Given task - Transcribe the listing in full, excluding any pictures.

Dataset content -
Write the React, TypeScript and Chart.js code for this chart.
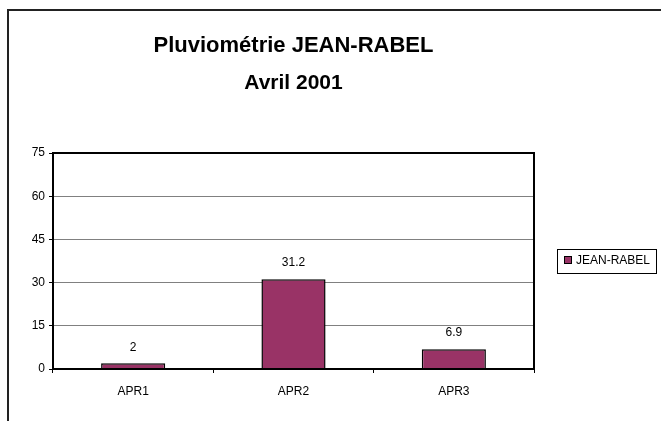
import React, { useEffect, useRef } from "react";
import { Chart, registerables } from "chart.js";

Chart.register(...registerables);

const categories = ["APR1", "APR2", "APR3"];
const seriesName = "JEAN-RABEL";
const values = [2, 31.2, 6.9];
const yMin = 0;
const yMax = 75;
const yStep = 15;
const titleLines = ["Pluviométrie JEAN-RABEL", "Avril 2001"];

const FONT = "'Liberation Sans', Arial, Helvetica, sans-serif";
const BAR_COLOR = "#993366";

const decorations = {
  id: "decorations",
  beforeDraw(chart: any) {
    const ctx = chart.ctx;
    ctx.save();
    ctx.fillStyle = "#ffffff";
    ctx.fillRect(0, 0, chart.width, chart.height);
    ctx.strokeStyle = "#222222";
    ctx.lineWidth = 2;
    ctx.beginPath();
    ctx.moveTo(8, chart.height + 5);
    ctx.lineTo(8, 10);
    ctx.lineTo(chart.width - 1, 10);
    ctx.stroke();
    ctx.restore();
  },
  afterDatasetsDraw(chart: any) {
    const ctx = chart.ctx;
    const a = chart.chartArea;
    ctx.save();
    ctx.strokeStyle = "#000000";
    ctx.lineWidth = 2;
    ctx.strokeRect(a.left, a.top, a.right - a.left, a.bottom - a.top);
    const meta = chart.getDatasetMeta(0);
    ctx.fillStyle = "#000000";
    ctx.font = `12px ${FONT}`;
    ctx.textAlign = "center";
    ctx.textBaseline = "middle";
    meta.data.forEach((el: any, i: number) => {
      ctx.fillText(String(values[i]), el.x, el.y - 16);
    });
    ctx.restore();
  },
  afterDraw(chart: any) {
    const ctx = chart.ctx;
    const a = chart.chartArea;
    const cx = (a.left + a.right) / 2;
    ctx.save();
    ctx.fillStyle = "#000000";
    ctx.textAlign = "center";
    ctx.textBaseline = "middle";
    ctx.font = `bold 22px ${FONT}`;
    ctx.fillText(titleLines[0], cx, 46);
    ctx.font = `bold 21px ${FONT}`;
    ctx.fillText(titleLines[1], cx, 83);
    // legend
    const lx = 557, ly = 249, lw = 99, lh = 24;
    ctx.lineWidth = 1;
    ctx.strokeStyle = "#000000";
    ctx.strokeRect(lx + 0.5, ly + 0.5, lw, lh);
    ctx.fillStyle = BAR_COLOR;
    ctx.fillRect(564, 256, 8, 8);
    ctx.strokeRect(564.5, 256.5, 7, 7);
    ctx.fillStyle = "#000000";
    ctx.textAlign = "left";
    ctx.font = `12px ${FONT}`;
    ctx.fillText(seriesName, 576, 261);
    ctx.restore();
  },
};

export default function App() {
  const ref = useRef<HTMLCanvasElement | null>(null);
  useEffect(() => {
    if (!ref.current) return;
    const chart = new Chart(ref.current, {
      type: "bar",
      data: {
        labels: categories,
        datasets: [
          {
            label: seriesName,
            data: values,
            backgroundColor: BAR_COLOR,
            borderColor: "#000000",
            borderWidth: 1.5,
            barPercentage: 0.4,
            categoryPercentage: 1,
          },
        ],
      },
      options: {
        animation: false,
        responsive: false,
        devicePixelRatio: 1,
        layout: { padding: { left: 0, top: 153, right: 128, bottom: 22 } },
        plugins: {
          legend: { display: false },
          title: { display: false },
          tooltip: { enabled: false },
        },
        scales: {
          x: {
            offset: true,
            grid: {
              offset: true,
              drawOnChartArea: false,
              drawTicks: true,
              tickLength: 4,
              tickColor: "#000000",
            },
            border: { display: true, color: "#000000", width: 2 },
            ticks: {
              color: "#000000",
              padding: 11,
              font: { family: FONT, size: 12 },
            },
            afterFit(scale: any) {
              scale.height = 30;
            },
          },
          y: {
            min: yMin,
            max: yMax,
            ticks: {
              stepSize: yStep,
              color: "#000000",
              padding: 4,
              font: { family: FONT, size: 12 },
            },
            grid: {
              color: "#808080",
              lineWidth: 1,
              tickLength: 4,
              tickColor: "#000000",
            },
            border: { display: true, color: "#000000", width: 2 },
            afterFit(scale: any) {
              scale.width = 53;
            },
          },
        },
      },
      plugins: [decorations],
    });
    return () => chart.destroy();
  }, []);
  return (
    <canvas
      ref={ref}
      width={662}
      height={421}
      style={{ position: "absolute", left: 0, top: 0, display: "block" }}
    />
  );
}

Final result -
Write the React, TypeScript and Chart.js code for this chart.
import React, { useEffect, useRef } from "react";
import { Chart, registerables } from "chart.js";

Chart.register(...registerables);

const categories = ["APR1", "APR2", "APR3"];
const seriesName = "JEAN-RABEL";
const values = [2, 31.2, 6.9];
const yMin = 0;
const yMax = 75;
const yStep = 15;
const titleLines = ["Pluviométrie JEAN-RABEL", "Avril 2001"];

const FONT = "'Liberation Sans', Arial, Helvetica, sans-serif";
const BAR_COLOR = "#993366";

const decorations = {
  id: "decorations",
  beforeDraw(chart: any) {
    const ctx = chart.ctx;
    ctx.save();
    ctx.fillStyle = "#ffffff";
    ctx.fillRect(0, 0, chart.width, chart.height);
    ctx.strokeStyle = "#222222";
    ctx.lineWidth = 2;
    ctx.beginPath();
    ctx.moveTo(8, chart.height + 5);
    ctx.lineTo(8, 10);
    ctx.lineTo(chart.width - 1, 10);
    ctx.stroke();
    ctx.restore();
  },
  afterDatasetsDraw(chart: any) {
    const ctx = chart.ctx;
    const a = chart.chartArea;
    ctx.save();
    ctx.strokeStyle = "#000000";
    ctx.lineWidth = 2;
    ctx.strokeRect(a.left, a.top, a.right - a.left, a.bottom - a.top);
    const meta = chart.getDatasetMeta(0);
    ctx.fillStyle = "#000000";
    ctx.font = `12px ${FONT}`;
    ctx.textAlign = "center";
    ctx.textBaseline = "middle";
    meta.data.forEach((el: any, i: number) => {
      ctx.fillText(String(values[i]), el.x, el.y - 16);
    });
    ctx.restore();
  },
  afterDraw(chart: any) {
    const ctx = chart.ctx;
    const a = chart.chartArea;
    const cx = (a.left + a.right) / 2;
    ctx.save();
    ctx.fillStyle = "#000000";
    ctx.textAlign = "center";
    ctx.textBaseline = "middle";
    ctx.font = `bold 22px ${FONT}`;
    ctx.fillText(titleLines[0], cx, 46);
    ctx.font = `bold 21px ${FONT}`;
    ctx.fillText(titleLines[1], cx, 83);
    // legend
    const lx = 557, ly = 249, lw = 99, lh = 24;
    ctx.lineWidth = 1;
    ctx.strokeStyle = "#000000";
    ctx.strokeRect(lx + 0.5, ly + 0.5, lw, lh);
    ctx.fillStyle = BAR_COLOR;
    ctx.fillRect(564, 256, 8, 8);
    ctx.strokeRect(564.5, 256.5, 7, 7);
    ctx.fillStyle = "#000000";
    ctx.textAlign = "left";
    ctx.font = `12px ${FONT}`;
    ctx.fillText(seriesName, 576, 261);
    ctx.restore();
  },
};

export default function App() {
  const ref = useRef<HTMLCanvasElement | null>(null);
  useEffect(() => {
    if (!ref.current) return;
    const chart = new Chart(ref.current, {
      type: "bar",
      data: {
        labels: categories,
        datasets: [
          {
            label: seriesName,
            data: values,
            backgroundColor: BAR_COLOR,
            borderColor: "#000000",
            borderWidth: 1.5,
            barPercentage: 0.4,
            categoryPercentage: 1,
          },
        ],
      },
      options: {
        animation: false,
        responsive: false,
        devicePixelRatio: 1,
        layout: { padding: { left: 0, top: 153, right: 128, bottom: 22 } },
        plugins: {
          legend: { display: false },
          title: { display: false },
          tooltip: { enabled: false },
        },
        scales: {
          x: {
            offset: true,
            grid: {
              offset: true,
              drawOnChartArea: false,
              drawTicks: true,
              tickLength: 4,
              tickColor: "#000000",
            },
            border: { display: true, color: "#000000", width: 2 },
            ticks: {
              color: "#000000",
              padding: 11,
              font: { family: FONT, size: 12 },
            },
            afterFit(scale: any) {
              scale.height = 30;
            },
          },
          y: {
            min: yMin,
            max: yMax,
            ticks: {
              stepSize: yStep,
              color: "#000000",
              padding: 4,
              font: { family: FONT, size: 12 },
            },
            grid: {
              color: "#808080",
              lineWidth: 1,
              tickLength: 4,
              tickColor: "#000000",
            },
            border: { display: true, color: "#000000", width: 2 },
            afterFit(scale: any) {
              scale.width = 53;
            },
          },
        },
      },
      plugins: [decorations],
    });
    return () => chart.destroy();
  }, []);
  return (
    <canvas
      ref={ref}
      width={662}
      height={421}
      style={{ position: "absolute", left: 0, top: 0, display: "block" }}
    />
  );
}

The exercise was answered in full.